** Directions for this task **
Quote the lines exactly, starting with the line that contains "Clone this chart" and ending with the line that contains "import * as", and leave out all other lines.

** Supplied data **

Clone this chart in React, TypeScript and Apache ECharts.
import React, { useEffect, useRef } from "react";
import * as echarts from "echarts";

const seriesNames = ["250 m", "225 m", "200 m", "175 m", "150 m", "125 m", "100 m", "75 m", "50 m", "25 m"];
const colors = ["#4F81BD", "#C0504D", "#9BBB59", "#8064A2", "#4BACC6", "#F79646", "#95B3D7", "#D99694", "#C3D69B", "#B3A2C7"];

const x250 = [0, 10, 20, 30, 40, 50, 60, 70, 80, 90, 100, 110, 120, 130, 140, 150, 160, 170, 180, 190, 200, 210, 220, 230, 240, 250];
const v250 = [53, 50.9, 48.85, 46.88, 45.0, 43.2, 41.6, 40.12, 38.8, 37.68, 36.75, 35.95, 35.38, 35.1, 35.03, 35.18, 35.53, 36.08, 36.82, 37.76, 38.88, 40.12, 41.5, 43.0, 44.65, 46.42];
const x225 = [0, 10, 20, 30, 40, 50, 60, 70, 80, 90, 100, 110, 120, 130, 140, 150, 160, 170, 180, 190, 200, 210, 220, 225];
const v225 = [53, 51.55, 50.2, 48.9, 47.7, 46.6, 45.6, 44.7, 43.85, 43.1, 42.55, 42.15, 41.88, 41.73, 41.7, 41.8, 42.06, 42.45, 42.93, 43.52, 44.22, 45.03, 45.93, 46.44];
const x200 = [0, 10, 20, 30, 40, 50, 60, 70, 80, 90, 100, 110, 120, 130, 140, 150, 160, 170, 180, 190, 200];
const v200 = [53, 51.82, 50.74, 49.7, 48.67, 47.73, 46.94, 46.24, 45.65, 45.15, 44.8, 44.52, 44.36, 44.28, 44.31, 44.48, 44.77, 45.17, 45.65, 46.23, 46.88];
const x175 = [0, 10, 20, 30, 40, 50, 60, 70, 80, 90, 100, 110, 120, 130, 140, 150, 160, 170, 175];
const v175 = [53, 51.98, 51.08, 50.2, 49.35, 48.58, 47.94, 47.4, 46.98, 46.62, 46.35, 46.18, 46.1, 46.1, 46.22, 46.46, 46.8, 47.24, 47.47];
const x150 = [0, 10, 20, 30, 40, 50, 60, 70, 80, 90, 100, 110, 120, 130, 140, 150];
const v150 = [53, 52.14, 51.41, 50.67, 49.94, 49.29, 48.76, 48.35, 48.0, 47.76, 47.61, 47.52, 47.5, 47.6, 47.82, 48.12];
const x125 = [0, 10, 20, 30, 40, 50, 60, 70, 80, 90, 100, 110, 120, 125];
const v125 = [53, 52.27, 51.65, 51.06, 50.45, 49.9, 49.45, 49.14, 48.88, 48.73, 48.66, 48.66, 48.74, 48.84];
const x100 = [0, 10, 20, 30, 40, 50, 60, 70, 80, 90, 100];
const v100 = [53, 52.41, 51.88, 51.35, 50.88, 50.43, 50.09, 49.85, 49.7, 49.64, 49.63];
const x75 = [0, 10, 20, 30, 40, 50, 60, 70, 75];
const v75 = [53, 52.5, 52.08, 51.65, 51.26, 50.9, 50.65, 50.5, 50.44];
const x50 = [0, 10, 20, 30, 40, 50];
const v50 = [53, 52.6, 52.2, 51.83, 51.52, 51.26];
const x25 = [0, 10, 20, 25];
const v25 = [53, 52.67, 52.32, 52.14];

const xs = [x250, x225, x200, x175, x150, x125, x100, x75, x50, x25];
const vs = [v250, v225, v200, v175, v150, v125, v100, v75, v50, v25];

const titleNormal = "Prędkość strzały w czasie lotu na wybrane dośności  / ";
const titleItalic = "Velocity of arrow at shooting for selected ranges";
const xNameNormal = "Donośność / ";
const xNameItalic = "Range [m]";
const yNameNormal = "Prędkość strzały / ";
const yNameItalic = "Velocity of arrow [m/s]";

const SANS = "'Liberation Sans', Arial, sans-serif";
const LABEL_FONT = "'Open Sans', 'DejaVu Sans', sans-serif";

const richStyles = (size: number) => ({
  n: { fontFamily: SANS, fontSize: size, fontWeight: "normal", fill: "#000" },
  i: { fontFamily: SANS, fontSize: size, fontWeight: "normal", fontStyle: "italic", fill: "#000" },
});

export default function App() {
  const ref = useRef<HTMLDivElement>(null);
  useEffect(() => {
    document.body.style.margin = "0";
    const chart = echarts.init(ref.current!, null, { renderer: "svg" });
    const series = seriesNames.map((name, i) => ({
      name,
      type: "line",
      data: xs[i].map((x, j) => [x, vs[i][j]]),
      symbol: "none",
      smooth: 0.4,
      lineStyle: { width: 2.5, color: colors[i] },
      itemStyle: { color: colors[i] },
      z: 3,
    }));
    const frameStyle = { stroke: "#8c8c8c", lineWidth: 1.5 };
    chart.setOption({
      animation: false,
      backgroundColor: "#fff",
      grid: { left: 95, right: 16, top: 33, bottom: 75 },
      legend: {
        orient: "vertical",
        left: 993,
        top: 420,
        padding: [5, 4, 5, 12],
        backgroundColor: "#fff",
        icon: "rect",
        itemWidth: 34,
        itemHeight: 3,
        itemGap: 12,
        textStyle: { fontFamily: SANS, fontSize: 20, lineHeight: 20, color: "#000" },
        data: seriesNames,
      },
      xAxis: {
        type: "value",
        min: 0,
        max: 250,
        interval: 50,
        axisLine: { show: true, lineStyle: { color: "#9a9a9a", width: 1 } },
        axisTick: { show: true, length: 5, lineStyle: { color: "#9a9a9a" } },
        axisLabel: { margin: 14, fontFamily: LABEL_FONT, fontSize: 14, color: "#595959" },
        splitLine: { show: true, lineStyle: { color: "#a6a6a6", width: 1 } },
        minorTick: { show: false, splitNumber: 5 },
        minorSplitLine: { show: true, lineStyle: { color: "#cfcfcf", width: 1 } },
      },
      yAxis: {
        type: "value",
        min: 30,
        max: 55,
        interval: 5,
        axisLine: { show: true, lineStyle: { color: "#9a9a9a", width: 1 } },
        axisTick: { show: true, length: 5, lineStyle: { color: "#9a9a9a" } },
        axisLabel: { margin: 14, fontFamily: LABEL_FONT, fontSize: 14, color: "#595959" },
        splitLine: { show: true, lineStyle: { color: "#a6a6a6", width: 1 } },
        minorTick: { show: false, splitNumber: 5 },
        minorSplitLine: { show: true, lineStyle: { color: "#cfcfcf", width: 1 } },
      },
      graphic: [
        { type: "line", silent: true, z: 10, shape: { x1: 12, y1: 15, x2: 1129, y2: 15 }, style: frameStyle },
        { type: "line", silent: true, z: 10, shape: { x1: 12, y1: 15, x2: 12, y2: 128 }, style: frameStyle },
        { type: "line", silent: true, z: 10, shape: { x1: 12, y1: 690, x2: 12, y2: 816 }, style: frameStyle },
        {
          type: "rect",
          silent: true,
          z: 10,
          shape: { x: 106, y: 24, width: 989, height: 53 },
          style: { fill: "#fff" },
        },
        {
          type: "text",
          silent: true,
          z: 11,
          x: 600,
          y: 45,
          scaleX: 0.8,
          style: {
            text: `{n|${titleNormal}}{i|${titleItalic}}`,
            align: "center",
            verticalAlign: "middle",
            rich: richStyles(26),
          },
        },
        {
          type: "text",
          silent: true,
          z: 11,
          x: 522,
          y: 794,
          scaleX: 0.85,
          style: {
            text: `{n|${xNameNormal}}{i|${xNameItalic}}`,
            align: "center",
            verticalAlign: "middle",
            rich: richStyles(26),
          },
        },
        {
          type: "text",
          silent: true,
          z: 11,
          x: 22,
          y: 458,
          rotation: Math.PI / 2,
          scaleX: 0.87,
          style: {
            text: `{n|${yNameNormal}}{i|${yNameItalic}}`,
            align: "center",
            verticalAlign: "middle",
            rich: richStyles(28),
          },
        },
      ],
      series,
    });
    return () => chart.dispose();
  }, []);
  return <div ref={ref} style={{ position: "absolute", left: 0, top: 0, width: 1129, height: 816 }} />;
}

* * *

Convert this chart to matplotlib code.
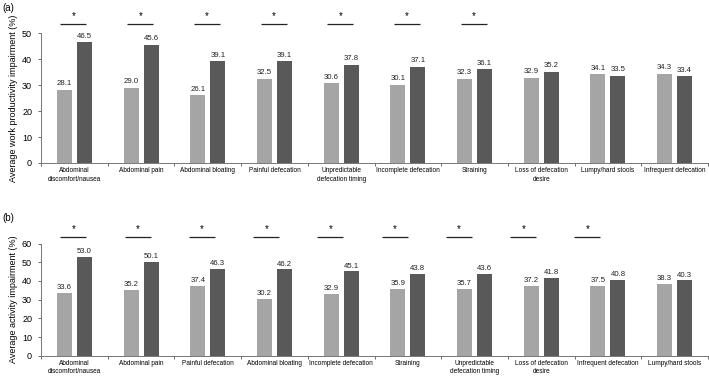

** Answer in full **
Clone this chart in React, TypeScript and Apache ECharts.
import React, { useEffect, useRef } from "react";
import * as echarts from "echarts";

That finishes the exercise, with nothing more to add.